Prostate cancer (PCa) is one of the most common cancers in men in the world. Advanced PCa, especially castration-resistant PCa (CRPC), is difficult to cure. There is an urgent need to develop novel agents for CPRC. Dihydroartemisinin (DHA) is a semisynthetic derivative of artemisinin and is a well-known antimalarial drug. DHA has been documented to be a potential anticancer agent for PCa. However, the mechanisms underlying the anticancer activity of DHA are still unknown.

Main methods

Proteomics analysis based on iTRAQ technology was performed to determine the protein profile changes in human prostate cancer PC3 cells treated by DHA, and apoptosis was detected by flow cytometry and transmission electron microscopy.

Key findings

DHA induced obvious apoptosis in PC3 cells.
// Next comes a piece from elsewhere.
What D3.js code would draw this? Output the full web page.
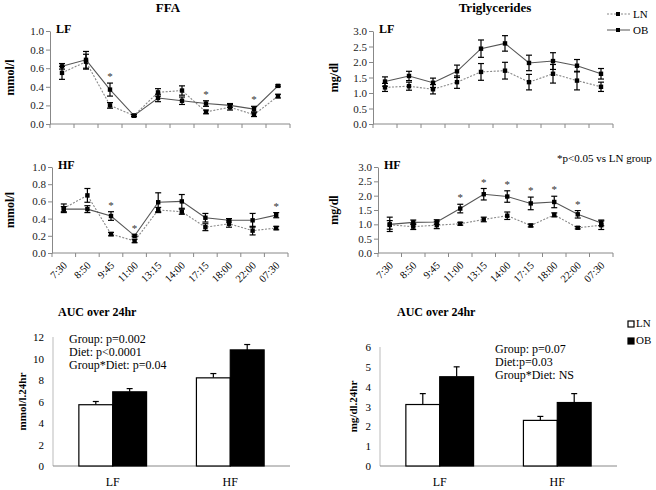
<!DOCTYPE html>
<html>
<head>
<meta charset="utf-8">
<script src="https://cdn.jsdelivr.net/npm/d3@7"></script>
<style>
  body { margin: 0; background: #fff; }
  svg { font-family: "Liberation Serif", "Times New Roman", serif; }
  .axis path, .axis line { stroke: #888; }
</style>
</head>
<body>
<svg width="656" height="490"></svg>
<script>
var svg = d3.select("svg");

// time points
var times = ["7:30", "8:50", "9:45", "11:00", "13:15", "14:00", "17:15", "18:00", "22:00", "07:30"];

// FFA, low fat diet
var ffaLF_OB = [0.62, 0.69, 0.37, 0.09, 0.28, 0.25, 0.22, 0.20, 0.16, 0.41];
var ffaLF_OBerr = [0.03, 0.09, 0.07, 0.01, 0.04, 0.04, 0.03, 0.02, 0.03, 0.01];
var ffaLF_LN = [0.55, 0.67, 0.20, 0.09, 0.34, 0.36, 0.13, 0.18, 0.10, 0.30];
var ffaLF_LNerr = [0.07, 0.08, 0.03, 0.01, 0.04, 0.05, 0.02, 0.03, 0.02, 0.02];
var ffaLF_sig = [2, 6, 8];

// FFA, high fat diet
var ffaHF_OB = [0.51, 0.51, 0.43, 0.20, 0.59, 0.60, 0.41, 0.38, 0.38, 0.44];
var ffaHF_OBerr = [0.03, 0.04, 0.05, 0.01, 0.11, 0.08, 0.05, 0.02, 0.08, 0.03];
var ffaHF_LN = [0.52, 0.67, 0.22, 0.14, 0.50, 0.48, 0.30, 0.34, 0.26, 0.29];
var ffaHF_LNerr = [0.05, 0.08, 0.02, 0.02, 0.03, 0.03, 0.04, 0.04, 0.05, 0.02];
var ffaHF_sig = [2, 3, 9];

// triglycerides, low fat diet
var tgLF_OB = [1.37, 1.55, 1.33, 1.70, 2.43, 2.60, 1.97, 2.03, 1.88, 1.62];
var tgLF_OBerr = [0.15, 0.15, 0.15, 0.20, 0.28, 0.25, 0.25, 0.27, 0.20, 0.17];
var tgLF_LN = [1.18, 1.22, 1.12, 1.35, 1.68, 1.72, 1.35, 1.62, 1.40, 1.20];
var tgLF_LNerr = [0.13, 0.13, 0.15, 0.20, 0.27, 0.27, 0.25, 0.30, 0.30, 0.15];

// triglycerides, high fat diet
var tgHF_OB = [1.00, 1.07, 1.08, 1.55, 2.05, 1.97, 1.73, 1.78, 1.35, 1.05];
var tgHF_OBerr = [0.25, 0.08, 0.08, 0.15, 0.20, 0.20, 0.22, 0.20, 0.13, 0.10];
var tgHF_LN = [0.98, 0.92, 0.97, 1.02, 1.17, 1.30, 0.96, 1.33, 0.88, 0.97];
var tgHF_LNerr = [0.15, 0.10, 0.12, 0.05, 0.08, 0.13, 0.05, 0.07, 0.04, 0.15];
var tgHF_sig = [3, 4, 5, 6, 7, 8];

// AUC bars
var diets = ["LF", "HF"];
var groups = ["LN", "OB"];
var aucFFA = [[5.7, 6.9], [8.2, 10.8]];
var aucFFAerr = [[0.3, 0.3], [0.4, 0.5]];
var aucTG = [[3.1, 4.5], [2.3, 3.2]];
var aucTGerr = [[0.55, 0.5], [0.2, 0.45]];

var LINE_OB = "#555";
var LINE_LN = "#888";
var SERIF = "'Liberation Serif', 'Times New Roman', serif";

function linePanel(p) {
  var g = svg.append("g");
  var x = d3.scaleBand().domain(times).range([p.x0, p.x1]);
  var y = d3.scaleLinear().domain([0, p.max]).range([p.yb, p.yt]);

  // y axis
  g.append("g").attr("class", "axis")
    .attr("transform", "translate(" + [p.x0, 0] + ")")
    .call(d3.axisLeft(y).tickValues(d3.range(0, p.max + 1e-9, p.step))
      .tickFormat(d3.format(".1f")).tickSize(4).tickSizeOuter(0))
    .attr("font-family", SERIF).attr("font-size", 11)
    .call(function(a) { a.selectAll("text").attr("x", -6).attr("fill", "#222"); });

  // x axis with ticks at band edges
  var xa = g.append("g").attr("class", "axis");
  xa.append("line").attr("x1", p.x0).attr("x2", p.x1).attr("y1", p.yb).attr("y2", p.yb);
  var edges = times.map(function(t) { return x(t); }).concat([p.x1]);
  xa.selectAll(".tk").data(edges).enter().append("line")
    .attr("x1", function(d) { return d; }).attr("x2", function(d) { return d; })
    .attr("y1", p.yb).attr("y2", p.yb + 4);

  if (p.labels) {
    g.selectAll(".tl").data(times).enter().append("text")
      .attr("text-anchor", "end")
      .style("font-size", "10.5px")
      .attr("transform", function(d) {
        return "translate(" + [x(d) + x.bandwidth() / 2 + 4, p.yb + 13] + ") rotate(-45)";
      })
      .text(function(d) { return d; });
  }

  var cx = function(d, i) { return x(times[i]) + x.bandwidth() / 2; };

  function series(vals, errs, color, dash) {
    var line = d3.line().x(function(d, i) { return cx(d, i); }).y(function(d) { return y(d); });
    g.append("path").datum(vals).attr("d", line)
      .attr("fill", "none").attr("stroke", color).attr("stroke-width", 1.1)
      .attr("stroke-dasharray", dash);
    var eb = g.append("g");
    vals.forEach(function(v, i) {
      var xx = cx(v, i);
      eb.append("line").attr("x1", xx).attr("x2", xx)
        .attr("y1", y(v - errs[i])).attr("y2", y(v + errs[i]))
        .attr("stroke", "#000").attr("stroke-width", 1.2);
      [v - errs[i], v + errs[i]].forEach(function(e) {
        eb.append("line").attr("x1", xx - 3).attr("x2", xx + 3)
          .attr("y1", y(e)).attr("y2", y(e))
          .attr("stroke", "#000").attr("stroke-width", 1.2);
      });
    });
    g.selectAll(null).data(vals).enter().append("rect")
      .attr("x", function(d, i) { return cx(d, i) - 2.2; })
      .attr("y", function(d) { return y(d) - 2.2; })
      .attr("width", 4.4).attr("height", 4.4).attr("fill", "#000");
  }
  series(p.ln, p.lnErr, LINE_LN, "2,1.5");
  series(p.ob, p.obErr, LINE_OB, null);

  (p.sig || []).forEach(function(i) {
    var top = Math.max(p.ob[i] + p.obErr[i], p.ln[i] + p.lnErr[i]);
    g.append("text").attr("x", cx(0, i)).attr("y", y(top) - 3)
      .attr("text-anchor", "middle").attr("fill", "#333").style("font-size", "11px").text("*");
  });

  g.append("text").attr("x", p.x0 + 6).attr("y", p.yt + 2)
    .style("font-size", "12px").style("font-weight", "bold").text(p.tag);

  g.append("text")
    .attr("transform", "translate(" + [p.ylx, (p.yt + p.yb) / 2] + ") rotate(-90)")
    .attr("text-anchor", "middle").style("font-size", "12px").style("font-weight", "bold")
    .text(p.ylabel);
}

linePanel({x0: 50, x1: 290, yt: 31, yb: 124, max: 1, step: 0.2, tag: "LF", ylabel: "mmol/l", ylx: 14,
  ob: ffaLF_OB, obErr: ffaLF_OBerr, ln: ffaLF_LN, lnErr: ffaLF_LNerr, sig: ffaLF_sig});
linePanel({x0: 52, x1: 288, yt: 167, yb: 253, max: 1, step: 0.2, tag: "HF", ylabel: "mmol/l", ylx: 14, labels: true,
  ob: ffaHF_OB, obErr: ffaHF_OBerr, ln: ffaHF_LN, lnErr: ffaHF_LNerr, sig: ffaHF_sig});
linePanel({x0: 373, x1: 613, yt: 31, yb: 124, max: 3, step: 0.5, tag: "LF", ylabel: "mg/dl", ylx: 338,
  ob: tgLF_OB, obErr: tgLF_OBerr, ln: tgLF_LN, lnErr: tgLF_LNerr});
linePanel({x0: 378, x1: 613, yt: 167, yb: 253, max: 3, step: 0.5, tag: "HF", ylabel: "mg/dl", ylx: 338, labels: true,
  ob: tgHF_OB, obErr: tgHF_OBerr, ln: tgHF_LN, lnErr: tgHF_LNerr, sig: tgHF_sig});

// titles
svg.append("text").attr("x", 168).attr("y", 12).attr("text-anchor", "middle")
  .style("font-size", "13px").style("font-weight", "bold").text("FFA");
svg.append("text").attr("x", 495).attr("y", 12).attr("text-anchor", "middle")
  .style("font-size", "13px").style("font-weight", "bold").text("Triglycerides");
svg.append("text").attr("x", 557).attr("y", 162)
  .style("font-size", "11px").text("*p<0.05 vs LN group");

// line legend
[["LN", LINE_LN, "2,1.5", 14], ["OB", LINE_OB, null, 30]].forEach(function(l) {
  svg.append("line").attr("x1", 607).attr("x2", 630).attr("y1", l[3]).attr("y2", l[3])
    .attr("stroke", l[1]).attr("stroke-dasharray", l[2]);
  svg.append("rect").attr("x", 616).attr("y", l[3] - 2).attr("width", 4).attr("height", 4).attr("fill", "#000");
  svg.append("text").attr("x", 633).attr("y", l[3] + 4).style("font-size", "11px").text(l[0]);
});

function barPanel(p) {
  var g = svg.append("g");
  var x = d3.scaleBand().domain(diets).range([p.x0, p.x1]).paddingInner(0.424).paddingOuter(0.22);
  var xg = d3.scaleBand().domain(groups).range([0, x.bandwidth()]);
  var y = d3.scaleLinear().domain([0, p.max]).range([p.yb, p.yt]);

  g.append("line").attr("x1", p.x0).attr("x2", p.x0).attr("y1", p.yb).attr("y2", p.yt)
    .attr("stroke", "#bbb");
  g.selectAll(".yt").data(d3.range(0, p.max + 1, p.step)).enter().append("text")
    .attr("x", p.x0 - 9).attr("y", function(d) { return y(d) + 4; })
    .attr("text-anchor", "end").style("font-size", "11px").text(function(d) { return d; });
  g.append("line").attr("x1", p.x0).attr("x2", p.x1).attr("y1", p.yb).attr("y2", p.yb)
    .attr("stroke", "#888");

  diets.forEach(function(dt, di) {
    groups.forEach(function(gr, gi) {
      var v = p.vals[di][gi], e = p.errs[di][gi];
      var bx = x(dt) + xg(gr);
      var mx = bx + xg.bandwidth() / 2;
      g.append("line").attr("x1", mx).attr("x2", mx).attr("y1", y(v)).attr("y2", y(v + e))
        .attr("stroke", "#000").attr("stroke-width", 1.2);
      g.append("line").attr("x1", mx - 3).attr("x2", mx + 3).attr("y1", y(v + e)).attr("y2", y(v + e))
        .attr("stroke", "#000").attr("stroke-width", 1.2);
      g.append("rect").attr("x", bx).attr("y", y(v))
        .attr("width", xg.bandwidth()).attr("height", y(0) - y(v))
        .attr("fill", gi === 0 ? "#fff" : "#000").attr("stroke", "#000").attr("stroke-width", 1.2);
    });
    g.append("text").attr("x", x(dt) + x.bandwidth() / 2).attr("y", p.yb + 20)
      .attr("text-anchor", "middle").style("font-size", "12px").text(dt);
  });

  g.append("text")
    .attr("transform", "translate(" + [p.ylx, (p.yt + p.yb) / 2] + ") rotate(-90)")
    .attr("text-anchor", "middle").style("font-size", "11px").style("font-weight", "bold")
    .text(p.ylabel);
  g.append("text").attr("x", p.tx).attr("y", 316)
    .style("font-size", "12px").style("font-weight", "bold").text("AUC over 24hr");
  p.notes.forEach(function(n, i) {
    g.append("text").attr("x", p.nx).attr("y", p.ny + i * 13)
      .style("font-size", "12px").text(n);
  });
}

barPanel({x0: 53, x1: 290, yt: 337, yb: 466, max: 12, step: 2, vals: aucFFA, errs: aucFFAerr,
  ylabel: "mmol/l.24hr", ylx: 26, tx: 58, nx: 69, ny: 343,
  notes: ["Group: p=0.002", "Diet: p<0.0001", "Group*Diet: p=0.04"]});
barPanel({x0: 380, x1: 617, yt: 347, yb: 466, max: 6, step: 1, vals: aucTG, errs: aucTGerr,
  ylabel: "mg/dl.24hr", ylx: 357, tx: 397, nx: 495, ny: 353,
  notes: ["Group: p=0.07", "Diet:p=0.03", "Group*Diet: NS"]});

// bar legend
[["LN", "#fff", 327], ["OB", "#000", 344]].forEach(function(l) {
  svg.append("rect").attr("x", 628).attr("y", l[2] - 6).attr("width", 6).attr("height", 6)
    .attr("fill", l[1]).attr("stroke", "#000").attr("stroke-width", 1.2);
  svg.append("text").attr("x", 636).attr("y", l[2]).style("font-size", "11px").text(l[0]);
});
</script>
</body>
</html>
Using iTRAQ technology, we found 86 differentially expressed proteins linked to the cytotoxicity of DHA in PC3 cells. Gene ontology analysis showed the differentially expressed proteins were mainly associated with the protein synthesis and translation. Protein interaction network analysis and KEGG pathway analysis revealed altered aminoacyl-tRNA biosynthesis and metabolic pathways. Moreover, one candidate protein, heat shock protein HSP70 (HSPA1A), was identified by western blot analysis.

Significance

Our results indicate that multiple mechanisms involved in the anticancer activity of DHA in PC3 cells. Decreased HSP70 expression may have an important role in DHA-induced apoptosis in PC3 cells. Our data also provide novel insights into the anticancer mechanisms of DHA.